The software uploads are mainly designed to ensure that the satellite will respond to commands even if a similar electrostatic discharge occurs, and that its communications payload will automatically shut down if it has not received specific ground commands within a 21-day period.

“We ruled out any activity from the sun as having any impact on Galaxy 15,” Nassif said. Industry speculation at the time of the failure was that unusually intense solar activity around April 5 could have triggered the satellite’s failure.

Orbital is also reinforcing components on similar satellites that have yet to be launched.

Intelsat expects Galaxy 15 to arrive at its test position of 93 degrees west around Jan. 15, where it will undergo a full battery of tests before being redeployed as an operational satellite with more than a decade of life remaining, Nassif said.

With Galaxy 15’s C-band payload still active and threatening to interfere with other C-band satellites in its path, Intelsat was obliged to craft flyby procedures that permitted the satellite to wander through other satellite positions without wreaking havoc. Fifteen such maneuvers were conducted in total.

During two of these flybys, Galaxy 15 came to within 0.4 degrees of a neighboring satellite — a feat Nassif said has never been attempted for telecommunications satellites. Despite this proximity, the Intelsat-designed signal rerouting was able to prevent any major disturbance of other satellites’ signals.

Dianne J. VanBeber, Intelsat vice president for investor relations, said Intelsat has not yet calculated the cost of the Galaxy 15 problem in terms of labor hours and the unplanned use of teleports. But, she said the total is almost certain to be modest — perhaps less than $1 million — during the nearly nine months from the April 5 failure to the satellite’s late-December return to operational control.

Intelsat replaced Galaxy 15 with an in-orbit spare satellite, Galaxy 12, for the company’s C-band customers, who are mainly North American television broadcasters. But Galaxy 15 also carries an L-band navigation payload managed by Lockheed Martin Corp. for the U.S. Federal Aviation Administration (FAA). The payload is one of several aboard geostationary-orbiting satellites that act as an overlay for the U.S. GPS positioning and navigation constellation.

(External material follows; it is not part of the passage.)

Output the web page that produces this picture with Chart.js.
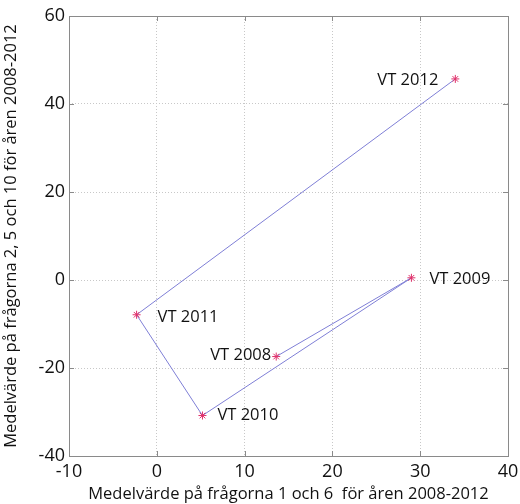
<!DOCTYPE html>
<html>
<head>
<meta charset="utf-8">
<script src="https://cdn.jsdelivr.net/npm/chart.js@4/dist/chart.umd.min.js"></script>
<style>
  html, body { margin: 0; padding: 0; background: #fff; }
  #wrap { width: 520px; height: 504px; }
</style>
</head>
<body>
<div id="wrap"><canvas id="c" width="520" height="504"></canvas></div>
<script>
// values
const years = ['VT 2008', 'VT 2009', 'VT 2010', 'VT 2011', 'VT 2012'];
const xVals = [13.6, 29.0, 5.2, -2.3, 34.0];
const yVals = [-17.4, 0.5, -30.8, -7.9, 45.7];
const xTicks = [-10, 0, 10, 20, 30, 40];
const yTicks = [-40, -20, 0, 20, 40, 60];

// label placement (dx, dy, align) per point
const labelPos = [
  [-5, -1, 'right'],
  [18, 1, 'left'],
  [15, 0, 'left'],
  [21, 3, 'left'],
  [-17, 1, 'right']
];

const FONT = '"Open Sans", sans-serif';
const axisGray = '#8a8a8a';

const boxPlugin = {
  id: 'box',
  afterDraw(chart) {
    const { ctx, chartArea: a, scales } = chart;
    ctx.save();
    ctx.strokeStyle = axisGray;
    ctx.lineWidth = 1;
    ctx.strokeRect(a.left + 0.5, a.top + 0.5, a.right - a.left, a.bottom - a.top);
    ctx.beginPath();
    xTicks.forEach(v => {
      const px = Math.round(scales.x.getPixelForValue(v)) + 0.5;
      ctx.moveTo(px, a.bottom); ctx.lineTo(px, a.bottom - 5);
      ctx.moveTo(px, a.top); ctx.lineTo(px, a.top + 5);
    });
    yTicks.forEach(v => {
      const py = Math.round(scales.y.getPixelForValue(v)) + 0.5;
      ctx.moveTo(a.left, py); ctx.lineTo(a.left + 5, py);
      ctx.moveTo(a.right, py); ctx.lineTo(a.right - 5, py);
    });
    ctx.stroke();

    // point labels
    ctx.fillStyle = '#111';
    ctx.font = '16.5px ' + FONT;
    ctx.textBaseline = 'middle';
    years.forEach((t, i) => {
      const px = scales.x.getPixelForValue(xVals[i]);
      const py = scales.y.getPixelForValue(yVals[i]);
      const [dx, dy, al] = labelPos[i];
      ctx.textAlign = al;
      ctx.fillText(t, px + dx, py + dy);
    });
    ctx.restore();
  }
};

new Chart(document.getElementById('c'), {
  type: 'scatter',
  data: {
    datasets: [{
      data: xVals.map((x, i) => ({ x: x, y: yVals[i] })),
      showLine: true,
      borderColor: '#7f7fd6',
      borderWidth: 1,
      pointStyle: 'star',
      pointRadius: 4,
      pointBorderColor: '#e0306a',
      pointBorderWidth: 1,
      pointBackgroundColor: '#e0306a',
      tension: 0
    }]
  },
  options: {
    responsive: false,
    animation: false,
    layout: { padding: { left: 0, top: 16, right: 12, bottom: 0 } },
    plugins: { legend: { display: false }, tooltip: { enabled: false } },
    scales: {
      x: {
        type: 'linear',
        min: -10, max: 40,
        afterBuildTicks: s => { s.ticks = xTicks.map(v => ({ value: v })); },
        afterFit: s => { s.height = 48; s.paddingLeft = 0; s.paddingRight = 0; },
        grid: { color: '#c8c8c8', drawTicks: false },
        border: { display: false, dash: [1, 2] },
        ticks: { color: '#111', font: { family: FONT, size: 18 }, padding: 5, maxRotation: 0 },
        title: {
          display: true,
          text: 'Medelvärde på frågorna 1 och 6  för åren 2008-2012',
          color: '#111',
          font: { family: FONT, size: 16.5 },
          padding: { top: 0, bottom: 0 }
        }
      },
      y: {
        type: 'linear',
        min: -40, max: 60,
        afterBuildTicks: s => { s.ticks = yTicks.map(v => ({ value: v })); },
        afterFit: s => { s.width = 69; s.paddingTop = 0; s.paddingBottom = 0; },
        grid: { color: '#c8c8c8', drawTicks: false },
        border: { display: false, dash: [1, 2] },
        ticks: { color: '#111', font: { family: FONT, size: 18 }, padding: 4 },
        title: {
          display: true,
          text: 'Medelvärde på frågorna 2, 5 och 10 för åren 2008-2012',
          color: '#111',
          font: { family: FONT, size: 16.5 },
          padding: { top: 1, bottom: 0 }
        }
      }
    }
  },
  plugins: [boxPlugin]
});
</script>
</body>
</html>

Midway through its orbital drift, Galaxy 15 was no longer in a position to provide the navigation service, and the FAA was unable to provide the expected service for Alaskan air traffic. Nassif said Intelsat expects this navigation service to be resumed once the satellite completes its tests.

This article was provided by Space News, dedicated to covering all aspects of the space industry.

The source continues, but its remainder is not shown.